# Proving Hermitian if it has real eigenvalues

1. Nov 5, 2008

If you had an operator A-hat whose eigenvectors form a complete basis for the Hilbert space has only real eigenvalue how would you prove that is was Hermitian?

2. Nov 5, 2008

### Hurkyl

Staff Emeritus
You wouldn't. That's not even true when restricted to 2x2 matrices whose entries are all real!

(And please don't post the same thing multiple times. We don't tolerate it on this forum)

3. Nov 5, 2008

### jostpuur

Could it be you confused the problem with some claim about spectrum? If 2x2 matrix is diagonalizable with real eigenvalues, isn't it quite Hermitian then? And isn't eigenvectors forming a complete basis the same thing as diagonalizability?

4. Nov 5, 2008

### Hurkyl

Staff Emeritus
A diagonal matrix with real eigenvalues is Hermitian. But not necessarily if the matrix is merely diagonalizable with real eigenvalues. Why should $(PDP^{-1})^* = PDP^{-1}$?

5. Nov 5, 2008

### jostpuur

I see... so symmetry of a matrix isn't always conserved in coordinate transformations. It would have fixed the problem, if maddogtheman had mentioned his basis to be orthogonal?

6. Nov 5, 2008

I assumed the basis to be orthogonal but I think it makes for a rigorous proof.

7. Nov 5, 2008

doesn't make*

8. Nov 5, 2008

### jostpuur

The problem is that $$T\mapsto T^{\dagger}$$ does not commute with all linear coordinate transformations, so actually we never should speak about a linear mapping being Hermitian.

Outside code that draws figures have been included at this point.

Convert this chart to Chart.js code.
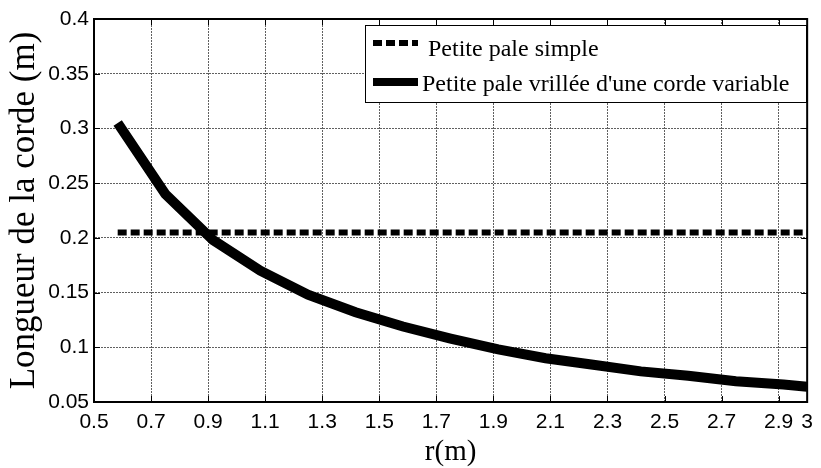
<!DOCTYPE html>
<html>
<head>
<meta charset="utf-8">
<script src="https://cdn.jsdelivr.net/npm/chart.js@4.4.1/dist/chart.umd.min.js"></script>
<style>
  html, body { margin: 0; padding: 0; background: #fff; }
  #wrap { width: 821px; height: 468px; position: relative; }
</style>
</head>
<body>
<div id="wrap"><canvas id="cordeChart"></canvas></div>
<script>
// rayon r (m) et longueur de corde (m)
var rayon = [0.583, 0.75, 0.917, 1.083, 1.25, 1.417, 1.583, 1.75, 1.917, 2.083, 2.25, 2.417, 2.583, 2.75, 2.917, 3.0];
var cordeVariable = [0.305, 0.240, 0.198, 0.170, 0.148, 0.132, 0.119, 0.108, 0.098, 0.090, 0.084, 0.078, 0.074, 0.069, 0.066, 0.064];

var rayonSimple = [0.583, 3.0];
var cordeSimple = [0.205, 0.205];

var xTicks = [0.5, 0.7, 0.9, 1.1, 1.3, 1.5, 1.7, 1.9, 2.1, 2.3, 2.5, 2.7, 2.9, 3];
var xTickLabels = ['0.5', '0.7', '0.9', '1.1', '1.3', '1.5', '1.7', '1.9', '2.1', '2.3', '2.5', '2.7', '2.9', '3'];
var yTicks = [0.05, 0.1, 0.15, 0.2, 0.25, 0.3, 0.35, 0.4];
var yTickLabels = ['0.05', '0.1', '0.15', '0.2', '0.25', '0.3', '0.35', '0.4'];

var labelSimple = 'Petite pale simple';
var labelVariable = "Petite pale vrillée d'une corde variable";

function toPoints(xs, ys){
  var pts = [];
  for(var i = 0; i < xs.length; i++) pts.push({ x: xs[i], y: ys[i] });
  return pts;
}

// cadre complet + petites graduations vers l'intérieur
var boxPlugin = {
  id: 'boxPlugin',
  afterDraw: function(chart){
    var ctx = chart.ctx, a = chart.chartArea;
    var xs = chart.scales.x, ys = chart.scales.y;
    ctx.save();
    ctx.strokeStyle = '#000';
    ctx.lineWidth = 1;
    ctx.beginPath();
    for(var i = 0; i < xTicks.length; i++){
      var px = Math.round(xs.getPixelForValue(xTicks[i])) + 0.5;
      ctx.moveTo(px, a.bottom); ctx.lineTo(px, a.bottom - 6);
      ctx.moveTo(px, a.top); ctx.lineTo(px, a.top + 6);
    }
    for(var j = 0; j < yTicks.length; j++){
      var py = Math.round(ys.getPixelForValue(yTicks[j])) + 0.5;
      ctx.moveTo(a.left, py); ctx.lineTo(a.left + 6, py);
      ctx.moveTo(a.right, py); ctx.lineTo(a.right - 6, py);
    }
    ctx.stroke();
    ctx.lineWidth = 2;
    ctx.strokeRect(a.left, a.top, a.right - a.left, a.bottom - a.top);
    ctx.restore();
  }
};

// légende encadrée en haut à droite, comme dans la figure
var legendBox = {
  id: 'legendBox',
  afterDraw: function(chart){
    var ctx = chart.ctx;
    var ds = chart.data.datasets;
    var bx = 365, by = 25, bw = 441, bh = 77;
    ctx.save();
    ctx.fillStyle = '#fff';
    ctx.fillRect(bx, by, bw, bh);
    ctx.strokeStyle = '#000';
    ctx.lineWidth = 1;
    ctx.strokeRect(bx + 0.5, by + 0.5, bw, bh);

    ctx.font = '24px "Liberation Serif", "Times New Roman", serif';
    ctx.fillStyle = '#000';
    ctx.textBaseline = 'alphabetic';

    // entrée 1 : pointillés
    ctx.lineWidth = 6;
    ctx.strokeStyle = ds[0].borderColor;
    ctx.setLineDash(ds[0].borderDash);
    ctx.beginPath(); ctx.moveTo(373, 43); ctx.lineTo(418, 43); ctx.stroke();
    ctx.setLineDash([]);
    ctx.fillText(ds[0].label, 428, 56);

    // entrée 2 : trait plein épais
    ctx.lineWidth = 8;
    ctx.strokeStyle = ds[1].borderColor;
    ctx.beginPath(); ctx.moveTo(373, 82); ctx.lineTo(418, 82); ctx.stroke();
    ctx.fillText(ds[1].label, 422, 91);
    ctx.restore();
  }
};

var tickFont = { family: '"Liberation Sans", Arial, sans-serif', size: 21 };

var ctx = document.getElementById('cordeChart').getContext('2d');
new Chart(ctx, {
  type: 'line',
  data: {
    datasets: [
      {
        label: labelSimple,
        data: toPoints(rayonSimple, cordeSimple),
        borderColor: '#000', borderWidth: 6, borderDash: [9, 4],
        pointRadius: 0, tension: 0, fill: false
      },
      {
        label: labelVariable,
        data: toPoints(rayon, cordeVariable),
        borderColor: '#000', borderWidth: 10, borderCapStyle: 'butt', borderJoinStyle: 'miter',
        pointRadius: 0, tension: 0, fill: false
      }
    ]
  },
  options: {
    responsive: true, maintainAspectRatio: false, animation: false,
    layout: { padding: { top: 19, right: 11, left: 0, bottom: 0 } },
    plugins: { legend: { display: false }, tooltip: { enabled: false } },
    scales: {
      x: {
        type: 'linear', min: 0.5, max: 3,
        afterBuildTicks: function(s){ s.ticks = xTicks.map(function(v){ return { value: v } }) },
        afterFit: function(s){ s.height = 66 },
        ticks: {
          autoSkip: false, maxRotation: 0, padding: 8, color: '#000', font: tickFont,
          callback: function(v, i){ return xTickLabels[i] }
        },
        grid: { color: '#606060', lineWidth: 1, drawTicks: false },
        border: { display: true, color: '#000', width: 2, dash: [2, 1] },
        title: {
          display: true, text: 'r(m)', color: '#000', padding: 0,
          font: { family: '"Liberation Serif", "Times New Roman", serif', size: 29, lineHeight: 1.1 }
        }
      },
      y: {
        type: 'linear', min: 0.05, max: 0.4,
        afterBuildTicks: function(s){ s.ticks = yTicks.map(function(v){ return { value: v } }) },
        afterFit: function(s){ s.width = 94 },
        ticks: {
          autoSkip: false, padding: 5, color: '#000', font: tickFont,
          callback: function(v, i){ return yTickLabels[i] }
        },
        grid: { color: '#606060', lineWidth: 1, drawTicks: false },
        border: { display: true, color: '#000', width: 2, dash: [2, 1] },
        title: {
          display: true, text: 'Longueur de la corde (m)', color: '#000', padding: { top: 4, bottom: 0 },
          font: { family: '"Liberation Serif", "Times New Roman", serif', size: 35, lineHeight: 1.2 }
        }
      }
    }
  },
  plugins: [boxPlugin, legendBox]
});
</script>
</body>
</html>
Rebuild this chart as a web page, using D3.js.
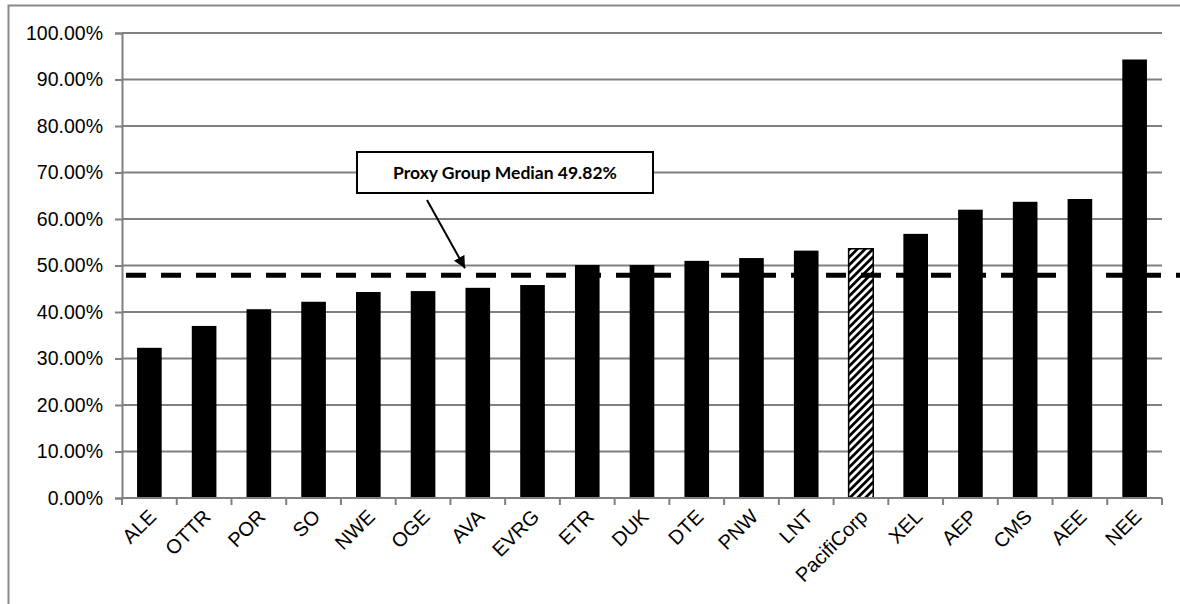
<!DOCTYPE html>
<html>
<head>
<meta charset="utf-8">
<script src="https://cdn.jsdelivr.net/npm/d3@7"></script>
<style>
  body { margin: 0; background: #fff; }
  svg { display: block; }
</style>
</head>
<body>
<div id="chart"></div>
<script>
const categories = ["ALE", "OTTR", "POR", "SO", "NWE", "OGE", "AVA", "EVRG", "ETR", "DUK",
  "DTE", "PNW", "LNT", "PacifiCorp", "XEL", "AEP", "CMS", "AEE", "NEE"];
const values = [32.3, 37.0, 40.6, 42.2, 44.3, 44.5, 45.2, 45.8, 50.1, 50.1,
  51.0, 51.6, 53.2, 53.6, 56.8, 62.0, 63.7, 64.3, 94.3];
const highlight = "PacifiCorp";
const yTicks = [0, 10, 20, 30, 40, 50, 60, 70, 80, 90, 100];
const medianLabel = "Proxy Group Median 49.82%";
const medianLine = 47.9;

const width = 1180, height = 604;
const margin = {top: 33, right: 18, bottom: 106, left: 122};

const svg = d3.select("#chart").append("svg")
    .attr("width", width)
    .attr("height", height);

const defs = svg.append("defs");
const hatch = defs.append("pattern")
    .attr("id", "hatch")
    .attr("patternUnits", "userSpaceOnUse")
    .attr("width", 5.5)
    .attr("height", 5.5)
    .attr("patternTransform", "rotate(45)");
hatch.append("rect").attr("width", 5.5).attr("height", 5.5).attr("fill", "#fff");
hatch.append("rect").attr("width", 2.8).attr("height", 5.5).attr("fill", "#000");

// outer frame
svg.append("path")
    .attr("d", `M8.5,${height} V5.5 H${width}`)
    .attr("fill", "none")
    .attr("stroke", "#8a8a8a")
    .attr("stroke-width", 2);

const x = d3.scaleBand()
    .domain(categories)
    .range([margin.left, width - margin.right])
    .paddingInner(0.55)
    .paddingOuter(0.275);

const y = d3.scaleLinear()
    .domain([0, 100])
    .range([height - margin.bottom, margin.top]);

// gridlines
svg.append("g")
    .selectAll("line")
    .data(yTicks.filter(d => d > 0))
    .join("line")
      .attr("x1", margin.left)
      .attr("x2", width - margin.right)
      .attr("y1", d => y(d))
      .attr("y2", d => y(d))
      .attr("stroke", "#808080")
      .attr("stroke-width", 2);

// y axis
const yAxis = svg.append("g")
    .attr("transform", `translate(${margin.left},0)`)
    .call(d3.axisLeft(y).tickValues(yTicks).tickSize(7).tickPadding(12)
      .tickFormat(d => d.toFixed(2) + "%"));
yAxis.select(".domain").attr("stroke", "#808080").attr("stroke-width", 2);
yAxis.selectAll(".tick line").attr("stroke", "#808080").attr("stroke-width", 2);
yAxis.selectAll("text")
    .attr("font-family", "Liberation Sans, Arial, sans-serif")
    .attr("font-size", 19.5)
    .attr("fill", "#000");

// bars
svg.append("g")
    .selectAll("rect")
    .data(categories.map((c, i) => ({name: c, value: values[i]})))
    .join("rect")
      .attr("x", d => x(d.name))
      .attr("width", x.bandwidth())
      .attr("y", d => y(d.value))
      .attr("height", d => y(0) - y(d.value))
      .attr("fill", d => d.name === highlight ? "url(#hatch)" : "#000")
      .attr("stroke", d => d.name === highlight ? "#000" : "none")
      .attr("stroke-width", 1.5);

// x axis line with boundary ticks
const step = x.step();
const xAxis = svg.append("g");
xAxis.append("line")
    .attr("x1", margin.left)
    .attr("x2", width - margin.right)
    .attr("y1", y(0))
    .attr("y2", y(0))
    .attr("stroke", "#808080")
    .attr("stroke-width", 2);
xAxis.selectAll(".bt")
    .data(d3.range(categories.length + 1))
    .join("line")
      .attr("class", "bt")
      .attr("x1", i => margin.left + i * step)
      .attr("x2", i => margin.left + i * step)
      .attr("y1", y(0))
      .attr("y2", y(0) + 7)
      .attr("stroke", "#808080")
      .attr("stroke-width", 2);
xAxis.selectAll("text")
    .data(categories)
    .join("text")
      .attr("transform", d => `translate(${x(d) + x.bandwidth() / 2 + 3},${y(0) + 15}) rotate(-45)`)
      .attr("text-anchor", "end")
      .attr("dy", "0.35em")
      .attr("font-family", "Liberation Sans, Arial, sans-serif")
      .attr("font-size", 20)
      .attr("fill", "#000")
      .text(d => d);

// median dashed line
svg.append("line")
    .attr("x1", margin.left + 4)
    .attr("x2", width)
    .attr("y1", y(medianLine))
    .attr("y2", y(medianLine))
    .attr("stroke", "#000")
    .attr("stroke-width", 5)
    .attr("stroke-dasharray", "20,15");

// annotation box
const box = {x: 357, y: 152, w: 296, h: 41};
svg.append("rect")
    .attr("x", box.x)
    .attr("y", box.y)
    .attr("width", box.w)
    .attr("height", box.h)
    .attr("fill", "#fff")
    .attr("stroke", "#000")
    .attr("stroke-width", 2);
svg.append("text")
    .attr("x", box.x + box.w / 2)
    .attr("y", box.y + box.h / 2)
    .attr("dy", "0.35em")
    .attr("text-anchor", "middle")
    .attr("font-family", "Lato, Open Sans, sans-serif")
    .attr("font-weight", "bold")
    .attr("font-size", 17.5)
    .attr("fill", "#000")
    .text(medianLabel);

// arrow
defs.append("marker")
    .attr("id", "arrow")
    .attr("viewBox", "0 0 10 10")
    .attr("refX", 10)
    .attr("refY", 5)
    .attr("markerWidth", 6)
    .attr("markerHeight", 6)
    .attr("markerUnits", "strokeWidth")
    .attr("orient", "auto")
  .append("path")
    .attr("d", "M0,0 L10,5 L0,10 Z")
    .attr("fill", "#000");
svg.append("line")
    .attr("x1", 427)
    .attr("y1", box.y + box.h + 7)
    .attr("x2", 465)
    .attr("y2", y(medianLine) - 7)
    .attr("stroke", "#000")
    .attr("stroke-width", 2)
    .attr("marker-end", "url(#arrow)");
</script>
</body>
</html>
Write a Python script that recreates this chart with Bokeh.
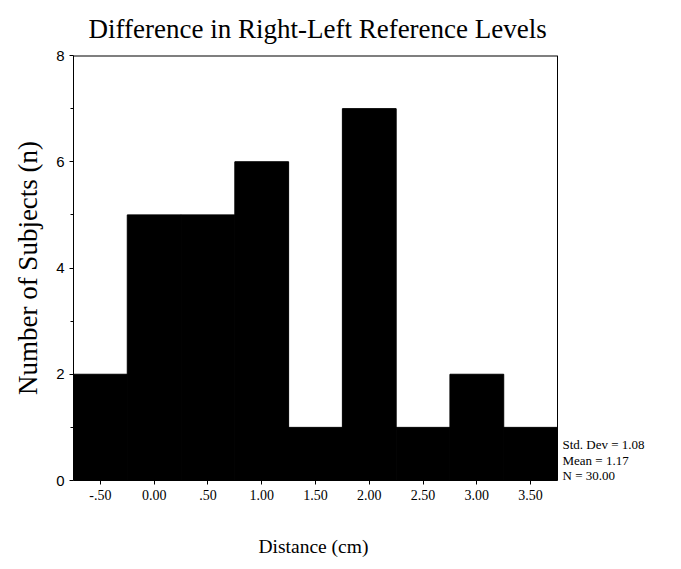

A simple fact, which I had never thought about before. Instead, we should speak about linear mapping being Hermitian with respect to some basis (or with respect to a certain kind of collection of different basis).

Examine

$$(\psi_i | (T-T^{\dagger})\psi_j)$$

with orthogonal eigenvectors $$\psi_k$$, which satisfy $$T\psi_k = \lambda_k \psi_k$$.

(edit: I first wrote complicated instructions, and then edited them simpler)

Last edited: Nov 5, 2008
9. Nov 6, 2008

### jostpuur

For example, if

$$T = \left(\begin{array}{cc} 1 & 2 \\ 0 & 3 \\ \end{array}\right)$$

then the vectors

$$u_1 = \left(\begin{array}{c} 1 \\ 0 \\ \end{array}\right),\quad u_2 = \left(\begin{array}{c} 1 \\ 1 \\ \end{array}\right)$$

are the eigenvectors with eigenvalues $$\lambda_1 = 1$$ and $$\lambda_2 = 3$$. So the matrix is diagonalizable with real eigenvalues, but it is not Hermitian since $$T \neq T^{\dagger}$$.

Lols.

But if we define a new inner product $$(u_i|u_j)=\delta_{ij}$$, and a new conjugate mapping $$T\mapsto T^{\dagger}$$ by $$(\psi|T^{\dagger}\phi)=(T\psi|\phi)$$ with the new inner product, then $$T$$ becomes Hermitian.

10. Nov 6, 2008

### StatusX

This is because the adjoint of an operator is only defined with respect to an inner product. Specifically, it is the operator $A^\dagger$ such that $(u,Av) = (A^\dagger u,v)$ for all vectors u and v. In terms of matrices, as long as we write the coefficients in an orthonormal basis, this just amounts to taking the conjugate transpose. And this will also be true in any other orthonormal basis, where the other orthonormal bases are precisely the ones which can be reached by a unitary transformation (with which the adjoint operation does commute).

As for the OP, it depends on whether the eigenvectors are orthonormal. If so, then the answer should be easy based on what I just said.